## Written request
Word for word, quote all of the material, omitting the pictures.
Start of Provided material
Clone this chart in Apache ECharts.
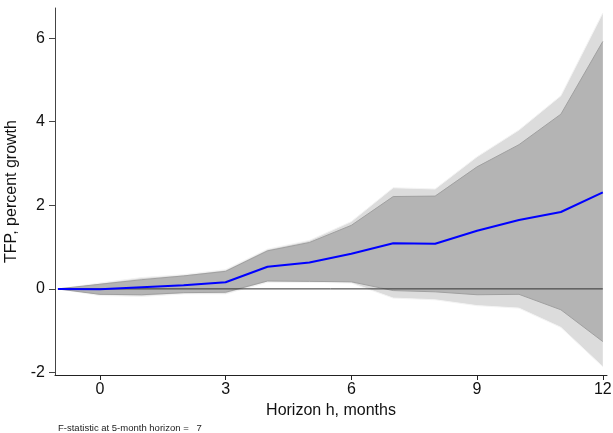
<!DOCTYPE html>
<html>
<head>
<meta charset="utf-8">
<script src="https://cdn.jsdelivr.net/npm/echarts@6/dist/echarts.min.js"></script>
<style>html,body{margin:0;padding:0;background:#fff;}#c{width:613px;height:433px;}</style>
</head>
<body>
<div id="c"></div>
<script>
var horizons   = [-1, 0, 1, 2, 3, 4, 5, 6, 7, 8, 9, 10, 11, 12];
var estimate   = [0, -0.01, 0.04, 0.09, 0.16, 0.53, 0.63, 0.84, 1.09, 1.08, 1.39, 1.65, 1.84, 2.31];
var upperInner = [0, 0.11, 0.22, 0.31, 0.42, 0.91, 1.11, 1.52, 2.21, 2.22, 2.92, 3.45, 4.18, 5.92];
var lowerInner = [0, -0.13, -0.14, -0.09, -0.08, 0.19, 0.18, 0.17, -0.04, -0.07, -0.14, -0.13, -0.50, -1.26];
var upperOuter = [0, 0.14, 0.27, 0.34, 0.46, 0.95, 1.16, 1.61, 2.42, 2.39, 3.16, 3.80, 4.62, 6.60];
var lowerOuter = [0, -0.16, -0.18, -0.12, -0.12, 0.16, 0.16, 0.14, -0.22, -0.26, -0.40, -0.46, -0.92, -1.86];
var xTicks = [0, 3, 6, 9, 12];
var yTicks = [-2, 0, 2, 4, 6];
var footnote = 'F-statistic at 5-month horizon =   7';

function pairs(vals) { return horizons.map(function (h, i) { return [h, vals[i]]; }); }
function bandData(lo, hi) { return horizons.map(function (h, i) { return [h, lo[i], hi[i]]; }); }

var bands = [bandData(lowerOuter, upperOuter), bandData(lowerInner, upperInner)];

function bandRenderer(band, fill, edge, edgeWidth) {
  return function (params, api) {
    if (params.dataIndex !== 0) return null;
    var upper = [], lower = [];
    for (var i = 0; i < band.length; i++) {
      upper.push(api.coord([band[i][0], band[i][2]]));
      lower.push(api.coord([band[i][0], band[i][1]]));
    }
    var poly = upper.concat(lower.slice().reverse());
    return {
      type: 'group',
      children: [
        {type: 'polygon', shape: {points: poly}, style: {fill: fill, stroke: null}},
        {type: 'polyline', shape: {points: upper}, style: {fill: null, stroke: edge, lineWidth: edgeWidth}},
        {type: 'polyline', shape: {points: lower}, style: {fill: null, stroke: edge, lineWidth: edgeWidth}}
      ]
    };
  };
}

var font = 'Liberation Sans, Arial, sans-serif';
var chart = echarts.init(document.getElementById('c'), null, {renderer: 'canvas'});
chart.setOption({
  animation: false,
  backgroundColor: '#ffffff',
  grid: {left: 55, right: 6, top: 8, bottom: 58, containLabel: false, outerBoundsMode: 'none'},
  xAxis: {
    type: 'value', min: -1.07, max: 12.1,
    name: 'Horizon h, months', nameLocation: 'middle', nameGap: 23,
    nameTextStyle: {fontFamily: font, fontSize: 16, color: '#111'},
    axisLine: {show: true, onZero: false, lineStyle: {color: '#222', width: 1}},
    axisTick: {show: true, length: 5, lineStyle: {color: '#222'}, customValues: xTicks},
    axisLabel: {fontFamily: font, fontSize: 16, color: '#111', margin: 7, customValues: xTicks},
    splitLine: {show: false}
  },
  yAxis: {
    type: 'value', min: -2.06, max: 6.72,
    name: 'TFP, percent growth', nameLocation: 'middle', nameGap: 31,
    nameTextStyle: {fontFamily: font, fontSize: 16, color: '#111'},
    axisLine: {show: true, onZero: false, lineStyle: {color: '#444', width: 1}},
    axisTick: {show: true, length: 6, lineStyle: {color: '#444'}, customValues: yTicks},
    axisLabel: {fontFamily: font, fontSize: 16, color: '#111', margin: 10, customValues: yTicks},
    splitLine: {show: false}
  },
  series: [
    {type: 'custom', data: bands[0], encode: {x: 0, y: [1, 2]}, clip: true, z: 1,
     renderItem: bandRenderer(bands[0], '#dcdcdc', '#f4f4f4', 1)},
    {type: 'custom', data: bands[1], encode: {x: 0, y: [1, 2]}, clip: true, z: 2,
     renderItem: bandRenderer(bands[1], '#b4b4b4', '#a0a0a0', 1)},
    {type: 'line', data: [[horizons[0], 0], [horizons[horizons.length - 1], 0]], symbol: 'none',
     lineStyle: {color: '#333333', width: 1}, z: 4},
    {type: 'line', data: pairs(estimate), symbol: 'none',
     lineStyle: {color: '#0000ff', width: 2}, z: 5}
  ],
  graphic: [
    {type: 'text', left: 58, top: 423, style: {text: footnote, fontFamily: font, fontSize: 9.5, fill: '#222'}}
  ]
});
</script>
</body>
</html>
End of Provided material
## Worked answer
Clone this chart in Apache ECharts.
<!DOCTYPE html>
<html>
<head>
<meta charset="utf-8">
<script src="https://cdn.jsdelivr.net/npm/echarts@6/dist/echarts.min.js"></script>
<style>html,body{margin:0;padding:0;background:#fff;}#c{width:613px;height:433px;}</style>
</head>
<body>
<div id="c"></div>
<script>
var horizons   = [-1, 0, 1, 2, 3, 4, 5, 6, 7, 8, 9, 10, 11, 12];
var estimate   = [0, -0.01, 0.04, 0.09, 0.16, 0.53, 0.63, 0.84, 1.09, 1.08, 1.39, 1.65, 1.84, 2.31];
var upperInner = [0, 0.11, 0.22, 0.31, 0.42, 0.91, 1.11, 1.52, 2.21, 2.22, 2.92, 3.45, 4.18, 5.92];
var lowerInner = [0, -0.13, -0.14, -0.09, -0.08, 0.19, 0.18, 0.17, -0.04, -0.07, -0.14, -0.13, -0.50, -1.26];
var upperOuter = [0, 0.14, 0.27, 0.34, 0.46, 0.95, 1.16, 1.61, 2.42, 2.39, 3.16, 3.80, 4.62, 6.60];
var lowerOuter = [0, -0.16, -0.18, -0.12, -0.12, 0.16, 0.16, 0.14, -0.22, -0.26, -0.40, -0.46, -0.92, -1.86];
var xTicks = [0, 3, 6, 9, 12];
var yTicks = [-2, 0, 2, 4, 6];
var footnote = 'F-statistic at 5-month horizon =   7';

function pairs(vals) { return horizons.map(function (h, i) { return [h, vals[i]]; }); }
function bandData(lo, hi) { return horizons.map(function (h, i) { return [h, lo[i], hi[i]]; }); }

var bands = [bandData(lowerOuter, upperOuter), bandData(lowerInner, upperInner)];

function bandRenderer(band, fill, edge, edgeWidth) {
  return function (params, api) {
    if (params.dataIndex !== 0) return null;
    var upper = [], lower = [];
    for (var i = 0; i < band.length; i++) {
      upper.push(api.coord([band[i][0], band[i][2]]));
      lower.push(api.coord([band[i][0], band[i][1]]));
    }
    var poly = upper.concat(lower.slice().reverse());
    return {
      type: 'group',
      children: [
        {type: 'polygon', shape: {points: poly}, style: {fill: fill, stroke: null}},
        {type: 'polyline', shape: {points: upper}, style: {fill: null, stroke: edge, lineWidth: edgeWidth}},
        {type: 'polyline', shape: {points: lower}, style: {fill: null, stroke: edge, lineWidth: edgeWidth}}
      ]
    };
  };
}

var font = 'Liberation Sans, Arial, sans-serif';
var chart = echarts.init(document.getElementById('c'), null, {renderer: 'canvas'});
chart.setOption({
  animation: false,
  backgroundColor: '#ffffff',
  grid: {left: 55, right: 6, top: 8, bottom: 58, containLabel: false, outerBoundsMode: 'none'},
  xAxis: {
    type: 'value', min: -1.07, max: 12.1,
    name: 'Horizon h, months', nameLocation: 'middle', nameGap: 23,
    nameTextStyle: {fontFamily: font, fontSize: 16, color: '#111'},
    axisLine: {show: true, onZero: false, lineStyle: {color: '#222', width: 1}},
    axisTick: {show: true, length: 5, lineStyle: {color: '#222'}, customValues: xTicks},
    axisLabel: {fontFamily: font, fontSize: 16, color: '#111', margin: 7, customValues: xTicks},
    splitLine: {show: false}
  },
  yAxis: {
    type: 'value', min: -2.06, max: 6.72,
    name: 'TFP, percent growth', nameLocation: 'middle', nameGap: 31,
    nameTextStyle: {fontFamily: font, fontSize: 16, color: '#111'},
    axisLine: {show: true, onZero: false, lineStyle: {color: '#444', width: 1}},
    axisTick: {show: true, length: 6, lineStyle: {color: '#444'}, customValues: yTicks},
    axisLabel: {fontFamily: font, fontSize: 16, color: '#111', margin: 10, customValues: yTicks},
    splitLine: {show: false}
  },
  series: [
    {type: 'custom', data: bands[0], encode: {x: 0, y: [1, 2]}, clip: true, z: 1,
     renderItem: bandRenderer(bands[0], '#dcdcdc', '#f4f4f4', 1)},
    {type: 'custom', data: bands[1], encode: {x: 0, y: [1, 2]}, clip: true, z: 2,
     renderItem: bandRenderer(bands[1], '#b4b4b4', '#a0a0a0', 1)},
    {type: 'line', data: [[horizons[0], 0], [horizons[horizons.length - 1], 0]], symbol: 'none',
     lineStyle: {color: '#333333', width: 1}, z: 4},
    {type: 'line', data: pairs(estimate), symbol: 'none',
     lineStyle: {color: '#0000ff', width: 2}, z: 5}
  ],
  graphic: [
    {type: 'text', left: 58, top: 423, style: {text: footnote, fontFamily: font, fontSize: 9.5, fill: '#222'}}
  ]
});
</script>
</body>
</html>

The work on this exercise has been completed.